The “graduates” process into the auditorium (or get herded in, rather, by their harried teachers, who realllllllly neeeeeed that summer vacation!). The superintendent and the principal offer platitudes about the importance of education, bright future, blah, blah, blah, and the children walk across the platform to receive their “diplomas.”

But! Not before the paparazzi—er, parents—take their places at the designated picture-taking seating section situated just below stage right. Yes, really—it’s built right into the program: “Will one representative from each child in Mrs. So-and-so’s class please come forward to the picture-taking area?” 

I refused to go. A decision made easier by Grandma’s eagerness to join the media frenzy. She even shot video footage, a topic for another day. (I mean who watches home videos…ever? Especially if there are hundreds—nay, thousands of accumulated, unedited hours? Not me. No, thank you.
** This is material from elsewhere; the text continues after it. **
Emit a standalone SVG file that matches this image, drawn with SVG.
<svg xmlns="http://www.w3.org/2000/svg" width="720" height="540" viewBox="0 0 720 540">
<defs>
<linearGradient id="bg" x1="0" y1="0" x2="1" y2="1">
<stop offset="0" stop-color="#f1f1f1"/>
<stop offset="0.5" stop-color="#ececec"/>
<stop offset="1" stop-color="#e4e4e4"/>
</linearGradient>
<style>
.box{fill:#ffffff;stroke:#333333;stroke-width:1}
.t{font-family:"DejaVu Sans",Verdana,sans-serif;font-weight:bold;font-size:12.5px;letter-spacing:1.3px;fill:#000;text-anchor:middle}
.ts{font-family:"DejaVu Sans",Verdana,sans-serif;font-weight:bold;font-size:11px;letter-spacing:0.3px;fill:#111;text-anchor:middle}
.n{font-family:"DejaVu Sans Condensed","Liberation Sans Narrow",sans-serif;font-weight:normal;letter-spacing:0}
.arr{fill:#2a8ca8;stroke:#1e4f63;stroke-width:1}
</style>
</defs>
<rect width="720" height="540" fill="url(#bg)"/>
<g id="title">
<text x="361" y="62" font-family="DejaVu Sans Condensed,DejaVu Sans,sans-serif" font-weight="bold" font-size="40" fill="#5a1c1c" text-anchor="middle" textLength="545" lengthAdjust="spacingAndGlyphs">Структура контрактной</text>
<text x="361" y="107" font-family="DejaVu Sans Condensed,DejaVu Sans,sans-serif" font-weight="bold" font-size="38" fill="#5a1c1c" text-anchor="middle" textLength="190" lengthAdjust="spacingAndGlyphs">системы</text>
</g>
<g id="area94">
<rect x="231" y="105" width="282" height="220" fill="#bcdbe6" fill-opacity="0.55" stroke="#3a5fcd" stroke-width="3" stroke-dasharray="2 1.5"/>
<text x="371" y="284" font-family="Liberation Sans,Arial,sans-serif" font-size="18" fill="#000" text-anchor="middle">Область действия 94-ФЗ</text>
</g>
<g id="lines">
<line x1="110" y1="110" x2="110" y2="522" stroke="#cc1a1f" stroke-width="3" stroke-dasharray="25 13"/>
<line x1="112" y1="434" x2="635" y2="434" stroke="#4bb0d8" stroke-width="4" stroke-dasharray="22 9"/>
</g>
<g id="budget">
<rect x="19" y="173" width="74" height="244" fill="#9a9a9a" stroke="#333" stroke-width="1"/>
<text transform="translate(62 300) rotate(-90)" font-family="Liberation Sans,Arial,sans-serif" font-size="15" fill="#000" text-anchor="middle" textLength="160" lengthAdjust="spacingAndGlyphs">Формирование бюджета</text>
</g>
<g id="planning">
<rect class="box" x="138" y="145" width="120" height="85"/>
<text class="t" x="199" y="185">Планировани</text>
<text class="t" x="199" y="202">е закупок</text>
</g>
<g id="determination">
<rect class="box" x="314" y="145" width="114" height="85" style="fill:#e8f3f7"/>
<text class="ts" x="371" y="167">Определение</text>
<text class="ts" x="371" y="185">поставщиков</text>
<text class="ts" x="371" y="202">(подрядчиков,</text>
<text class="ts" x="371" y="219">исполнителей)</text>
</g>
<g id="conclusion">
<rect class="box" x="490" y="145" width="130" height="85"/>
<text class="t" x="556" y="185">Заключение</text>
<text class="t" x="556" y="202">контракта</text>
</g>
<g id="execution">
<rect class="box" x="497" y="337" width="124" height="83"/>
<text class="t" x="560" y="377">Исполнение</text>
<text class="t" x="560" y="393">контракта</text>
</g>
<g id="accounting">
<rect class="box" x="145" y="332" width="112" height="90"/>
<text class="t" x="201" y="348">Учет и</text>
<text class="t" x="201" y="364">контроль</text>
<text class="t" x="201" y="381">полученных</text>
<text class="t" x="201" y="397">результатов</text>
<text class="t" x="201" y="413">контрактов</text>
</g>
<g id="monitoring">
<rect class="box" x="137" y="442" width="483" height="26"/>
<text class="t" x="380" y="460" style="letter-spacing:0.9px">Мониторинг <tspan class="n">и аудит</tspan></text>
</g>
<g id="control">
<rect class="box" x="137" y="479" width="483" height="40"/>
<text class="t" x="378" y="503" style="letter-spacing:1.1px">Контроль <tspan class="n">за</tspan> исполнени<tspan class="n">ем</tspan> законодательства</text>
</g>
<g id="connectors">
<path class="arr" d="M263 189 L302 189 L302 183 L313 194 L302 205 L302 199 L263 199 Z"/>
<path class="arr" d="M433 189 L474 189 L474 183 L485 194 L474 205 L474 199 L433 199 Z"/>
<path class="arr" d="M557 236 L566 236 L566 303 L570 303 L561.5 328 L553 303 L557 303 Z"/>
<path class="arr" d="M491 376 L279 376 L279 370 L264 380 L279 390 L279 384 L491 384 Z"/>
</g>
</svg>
There are too many books and not enough time.)

Still, I was caught off guard by the magnitude of the moment—ridiculousness and all—when the canned bagpipes droned over the loudspeakers, signaling the entrance of 79 6-year-olds into the room (representing half the A-town Class of 2024—the silly ceremony would be repeated later for the other half). Little people embodying the hopes and dreams, failures and foibles of their families. Sappy Sallys like the teary-eyed mom to my right and dubious Debbies like the eye-rolling mom to my left.

Both mothers were me, and I sniffled in spite of my cynical self.

1 comment:

Leena said...

I am madly, deeply, passionately in love with you. Thank you for writing this. Here I thought I was the only one who looked around the room at things like this, convinced I was being Punk'd.